A few years ago one of the large coin magazines had an article on expanding your collecting interests and mentioned Wildman coins. I found the article interesting but kind of forgot about it until I ran across one on ebay. It had duel importance to me because if was also formerly part of the Eric Newman collection, a numismatist that I greatly admire. Side note: the new Eric Newman biography "Truth Seeker" is well worth reading.
I grew up helping my grandfather with his collection. All of my early numismatic education came from him. His favorite coins were the "V" nickels. He talked frequently about the rare 1913 issue and told me stories about the "No Cents" issue. We would spend hours sorting coins and building Lincoln Cent sets that he gave to family members. He never purchased a coin even though it meant never finding his No Cents Liberty nickel. I filled the whole with a nice uncirculated piece but it looks out of place. All of his coins came out of circulation. His liberty head collection was filled with coins most collectors would consider fillers but they are priceless to me. His collecting habits influenced me greatly. Yes, I purchase coins, but proof and high grade mint state coins don't do it for me. I appreciate them but I don't get the same rush as holding a nice 200 year old XF coin in my hand. Think of the tales it could tell.
I was fortunate to inherit his collection when he passed and continued to work on building his sets and only rarely upgraded his coins. In addition I purchased a small collection belonging to my aunt.
At some point I decided that it would be a good idea to start a large cent date set. My grandfather didn't have any in his collection. I am still working on this set but as the holes became increasingly expensive and I was making additions less frequently I got bored.

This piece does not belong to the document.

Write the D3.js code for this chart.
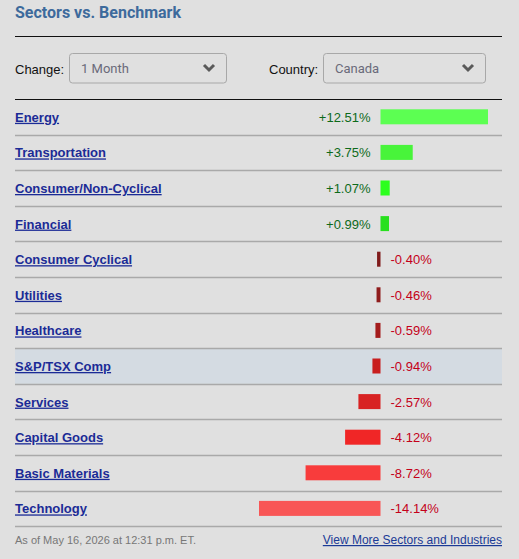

Due to my love of large cents I started searching out large diameter copper and bronze world coins which makes up the bulk of my recent new additions. I tend to gravitate towards crude pieces and generally don't mind coins with minor problems.
I still enjoy my US coins, primarily Large Cents, but I am realistic in my expectations for future additions. Recently I have been reading a lot about the 1776 Continental dollars. It is not realistic for me to obtain one but there a number of world coins available from the same year for a very reasonable price. I happen to have a 1776 Wildman coin. My dream coin is a 1793 chain cent but I have the same problem with this coin.
1) Around AD250 the Greeks referred to anybody that wasn't Greek as being wildmen or uncivilized.
2) Early Middle Ages - one story is about Merlin. After the woman he loved he went in to the forest and lived as a Wildman. He would occasionally return to the forest and have no recollection of his civilized life.
3) Later Middle Ages - the medieval Wildman represented a physical type that was definitely human with racial characteristics similar to those of Europeans. Hair covered everything except there face, hands, feet, elbows and knees. Described as everything from dwarfish to giant in size but always with super human strength. They were frequently pictured with an uprooted tree or club.
As European's migrated to the new world they brought the Wildman myths with them (think Bigfoot).
The mythical Wildman was blamed for unexplained calamities and quirks of nature including missing persons and crop failures. Wildman stories were used to frighten children into obedience. Wildmen were considered to be protectors of the forests and to be feared due to their wild unpredictable nature.
It was believed that if you carried a likeness of the Wildman it would protect you from him. This is a major reason why these coins are typically well worn and often founded mounted in jewelry.
Issuers of wildman coins and medals include various German states, Belgium, the Netherlands, France, Great Britain, Denmark, Finland, Greece including Crete, and Switzerland
So why do most of these coins come from Brunswick?
I have searched and can find no definitive answers but did find two books I brought have what I hope are clues.
1) "Wildmen in the Looking Glass - The Mythic Origins of European Otherness" - very dry and an excellent cure for insomnia. Dissects why people felt the need to create the Wildman myths.
2) "The Wildman - Medieval Myth and Symbolism" - Free to download from The Metropolitan Museum of Art or you can purchase a hard copy from other sources for $200+
Neither of these titles are numismatic references although the 2nd title does feature 2 coins on page 162 minted during the reign of Heinrich IX the Younger in Brunswich-Wolfenbuttel. He was considered to be unrestrained, aggressive and destructive. He was rumored to have burned a set fire to and burned an entire town to the ground. His own population referred to as a Wildman. Heinrich had coins minted with his likeness on the obverse and a Wildman on the reverse. Some of these showed the Wildman holding a flame as a not so veiled threat of what he was capable of.
So, did this simply start the trend and they just stayed with it, or was it more of a mascot or was it due to extreme superstition.
Wildman coins have become a hot item with a lot more collectors actively seeking them out. You can typically find a couple of dozen examples listed on ebay. I don't consider any individual issue common and actual mintage data is typically unknown. These were minted from the 1500's to the early 1800's although I have never seen any from the 1500's for sale. Mint state examples are not found often. One sold this week in a Heritage auction at the NY show in MS64. Judging by the pictures I wasn't impressed. Judging by the price realized the other bidders weren't very impressed either. These issue are often poorly struck due to the technology of the time.